If true, makes you wonder why God wants Trump to be re-elected?
-
wrote on 29 Jun 2020, 02:20 last edited by
They were saying this at the beginning of June
It would be awesome, but apparently they're hospitalising 5000 a day in Texas, so I'm skeptical.
-
wrote on 29 Jun 2020, 02:21 last edited by
Yeah but everything’s bigger in Texas.
-
wrote on 29 Jun 2020, 02:39 last edited by
Newly published antibody test results from half a dozen parts of the country confirm that COVID-19 infections in the United States far outnumber confirmed cases. The ratio of estimated infections to known cases in these studies, which the U.S. Centers for Disease Control and Prevention (CDC) reported on Friday, range from 6 to 1 in Connecticut as of early May to 24 to 1 in Missouri as of late April.
These results confirm something we already knew: The COVID-19 infection fatality rate—deaths as a share of all infections—is much lower than the crude case fatality rate—deaths as a share of known cases. That is bound to be true when testing is limited and a virus typically produces mild or no symptoms. At the same time, the CDC's antibody studies imply that efforts to control the epidemic through testing, isolation, quarantine, and contact tracing will not be very effective, since they reach only a small percentage of virus carriers.
-
wrote on 29 Jun 2020, 03:03 last edited by
Makes me wonder what the typical trajectory is for a typical virus.
Do most mutate towards being more virulent without killing the host, or do they mutate in a variety of directions with random offspring? How frequently does any virus reinfect, as opposed to building antibodies within the surviving host? Ax, you busy?
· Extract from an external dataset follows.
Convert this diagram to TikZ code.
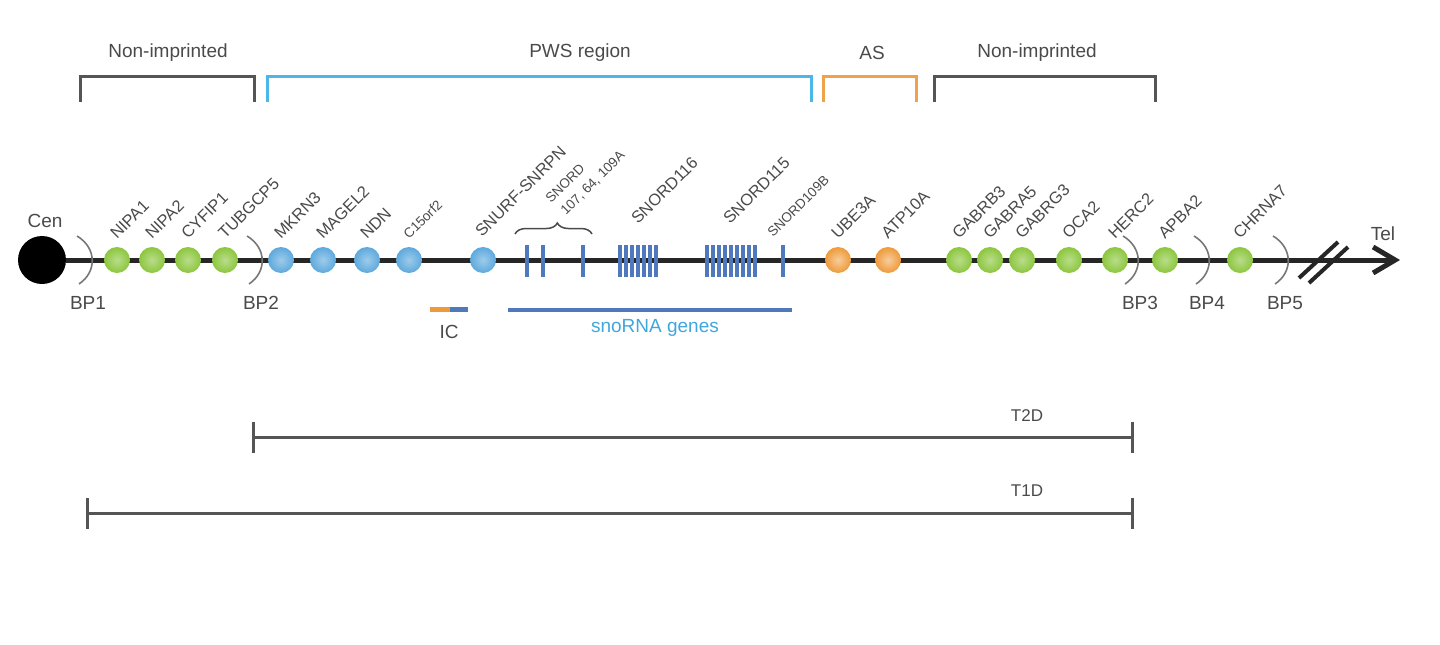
\documentclass[tikz,border=0pt]{standalone}
\usepackage{fontspec}
\setmainfont{Liberation Sans}
\usetikzlibrary{arrows.meta,decorations.pathreplacing}
\definecolor{gnc}{HTML}{8CC63E}
\definecolor{blc}{HTML}{5DA9DD}
\definecolor{orc}{HTML}{EE9A3A}
\definecolor{barc}{HTML}{4F79BC}
\definecolor{pwsc}{HTML}{4DB6E8}
\definecolor{asc}{HTML}{F0A24A}
\definecolor{brkc}{HTML}{555555}
\definecolor{txt}{HTML}{4A4A4A}
\definecolor{linec}{HTML}{262626}
\definecolor{snoc}{HTML}{3FA6DE}
\begin{document}
\begin{tikzpicture}[x=1pt,y=-1pt,
  lbl/.style={text=txt,font=\fontsize{19}{22}\selectfont,inner sep=0},
  glbl/.style={text=txt,font=\fontsize{16.5}{19}\selectfont,inner sep=0,rotate=45,anchor=base west},
  slbl/.style={glbl,font=\fontsize{13.5}{15}\selectfont},
  gene/.style={circle,inner sep=0,minimum size=26pt},
  gG/.style={gene,inner color=gnc!60!white,outer color=gnc},
  gB/.style={gene,inner color=blc!60!white,outer color=blc},
  gO/.style={gene,inner color=orc!50!white,outer color=orc},
  bar/.style={fill=barc},
  brk/.style={line width=3pt},
  bpc/.style={draw=brkc!80,line width=1.6pt},
  rng/.style={draw=brkc,line width=3pt,{Bar[width=31pt]}-{Bar[width=31pt]}},
  bp/.pic={\draw[bpc] (-8,-24) .. controls (12,-12) and (12,12) .. (-6,24);}
]
\useasboundingbox (0,0) rectangle (1440,645);

% top brackets
\draw[brk,draw=brkc] (80,102) -- (80,76) -- (254,76) -- (254,102);
\draw[brk,draw=pwsc] (267,102) -- (267,76) -- (811,76) -- (811,102);
\draw[brk,draw=asc] (823,102) -- (823,76) -- (916,76) -- (916,102);
\draw[brk,draw=brkc] (934,102) -- (934,76) -- (1155,76) -- (1155,102);
\node[lbl] (ni1) at (168,53) {Non-imprinted};
\node[lbl] (pws) at (580,53) {PWS region};
\node[lbl] (as) at (872,53) {AS};
\node[lbl] (ni2) at (1037,53) {Non-imprinted};

% chromosome
\node[circle,fill=black,inner sep=0,minimum size=48pt] (cen) at (42,260) {};
\node[lbl] (cenl) at (45,221) {Cen};
\coordinate (telend) at (1400,260);
\draw[draw=linec,line width=5pt,-{Straight Barb[length=22pt,width=26pt]}] (cen) -- (telend);
\node[lbl] (tel) at (1383,234) {Tel};
\draw[draw=linec,line width=4pt] (1299,278) -- (1338,242);
\draw[draw=linec,line width=4pt] (1309,283) -- (1348,247);

% snoRNA bars
\foreach \x in {527,543,583,783} {\fill[bar] (\x-2.3,245) rectangle (\x+2.3,277);}
\foreach \k in {0,...,6} {\fill[bar] (620+6*\k-2.2,245) rectangle (620+6*\k+2.2,277);}
\foreach \k in {0,...,8} {\fill[bar] (707+6*\k-2.2,245) rectangle (707+6*\k+2.2,277);}

% genes
\node[gG] (nipa1) at (117,260) {};
\node[gG] (nipa2) at (152,260) {};
\node[gG] (cyfip1) at (188,260) {};
\node[gG] (tubgcp5) at (225,260) {};
\node[gB] (mkrn3) at (281,260) {};
\node[gB] (magel2) at (323,260) {};
\node[gB] (ndn) at (367,260) {};
\node[gB] (c15) at (409,260) {};
\node[gB] (snurf) at (483,260) {};
\node[gO] (ube3a) at (838,260) {};
\node[gO] (atp10a) at (888,260) {};
\node[gG] (gabrb3) at (959,260) {};
\node[gG] (gabra5) at (990,260) {};
\node[gG] (gabrg3) at (1022,260) {};
\node[gG] (oca2) at (1069,260) {};
\node[gG] (herc2) at (1115,260) {};
\node[gG] (apba2) at (1165,260) {};
\node[gG] (chrna7) at (1240,260) {};

% gene labels
\node[glbl] (lnipa1) at (117,240) {NIPA1};
\node[glbl] (lnipa2) at (152,240) {NIPA2};
\node[glbl] (lcyfip1) at (188,240) {CYFIP1};
\node[glbl] (ltubgcp5) at (225,240) {TUBGCP5};
\node[glbl] (lmkrn3) at (281,240) {MKRN3};
\node[glbl] (lmagel2) at (323,240) {MAGEL2};
\node[glbl] (lndn) at (367,240) {NDN};
\node[slbl] (lc15) at (409,240) {C15orf2};
\node[glbl] (lsnurf) at (482,238) {SNURF-SNRPN};
\node[slbl] (lsnord1) at (551,204) {SNORD};
\node[slbl] (lsnord2) at (566,216) {107, 64, 109A};
\node[glbl] (l116) at (638,225) {SNORD116};
\node[glbl] (l115) at (730,225) {SNORD115};
\node[slbl] (l109b) at (773,238) {SNORD109B};
\node[glbl] (lube3a) at (838,240) {UBE3A};
\node[glbl] (latp10a) at (888,240) {ATP10A};
\node[glbl] (lgabrb3) at (959,240) {GABRB3};
\node[glbl] (lgabra5) at (990,240) {GABRA5};
\node[glbl] (lgabrg3) at (1022,240) {GABRG3};
\node[glbl] (loca2) at (1069,240) {OCA2};
\node[glbl] (lherc2) at (1115,240) {HERC2};
\node[glbl] (lapba2) at (1165,240) {APBA2};
\node[glbl] (lchrna7) at (1240,240) {CHRNA7};

% brace
\draw[draw=txt,line width=1.5pt,decorate,decoration={brace,amplitude=11pt,aspect=0.55}] (515,234) -- (592,234);

% breakpoints
\pic at (85,260) {bp};
\pic at (255,260) {bp};
\pic at (1131,260) {bp};
\pic at (1202,260) {bp};
\pic at (1281,260) {bp};
\node[lbl] (bp1) at (88,303) {BP1};
\node[lbl] (bp2) at (261,303) {BP2};
\node[lbl] (bp3) at (1140,303) {BP3};
\node[lbl] (bp4) at (1207,303) {BP4};
\node[lbl] (bp5) at (1285,303) {BP5};

% IC and snoRNA genes
\draw[draw=orc,line width=5pt] (430,309) -- (450,309);
\draw[draw=barc,line width=5pt] (450,309) -- (468,309);
\node[lbl] (ic) at (449,332) {IC};
\draw[draw=barc,line width=4pt] (508,310) -- (792,310);
\node[lbl,text=snoc] (sno) at (655,328) {snoRNA genes};

% deletion ranges
\coordinate (t2a) at (252,437);
\coordinate (t2b) at (1134,437);
\draw[rng] (t2a) -- (t2b);
\node[lbl,font=\fontsize{17}{20}\selectfont] (t2d) at (1027,416) {T2D};
\coordinate (t1a) at (86,513);
\coordinate (t1b) at (1134,513);
\draw[rng] (t1a) -- (t1b);
\node[lbl,font=\fontsize{17}{20}\selectfont] (t1d) at (1027,491) {T1D};
\end{tikzpicture}
\end{document}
I just read that the Wuhan virus will peak again in August, and will then decrease its potency and contagion in September before another mutant wave hits late November. I read this prediction by the head of virologisticollogy in Portlandistan, a suburb in the nation of CHAZ CHOP.
-
wrote on 29 Jun 2020, 03:56 last edited by
If we can't predict the weather 10 days from now with any degree of precision, I have a hard time believing we can predict this.
-
wrote on 29 Jun 2020, 10:57 last edited by
Not with any certainty. We can observe what little we really know of other Corona viruses and predict based on that. But that's just a prediction.
-
wrote on 30 Jun 2020, 12:35 last edited by
Then there is this other study that says there is a mutation of SARS-CoV-2 that has gotten more infectious. :man-shrugging:
-
wrote on 30 Jun 2020, 12:41 last edited by
I suppose it could get more infectious and still be weaker in its effect, although that seems unlikely.
-
I suppose it could get more infectious and still be weaker in its effect, although that seems unlikely.
wrote on 30 Jun 2020, 12:48 last edited by@Mik said in Top doctor in Italy says coronavirus is weakening:
I suppose it could get more infectious and still be weaker in its effect, although that seems unlikely.
Yeap, would not be so bad if becoming more infectious is mitigated by also becoming less deadly or less physically debilitating. Though that article mentions that, for that particular mutation, being more infectious does not make it more deadly or less deadly.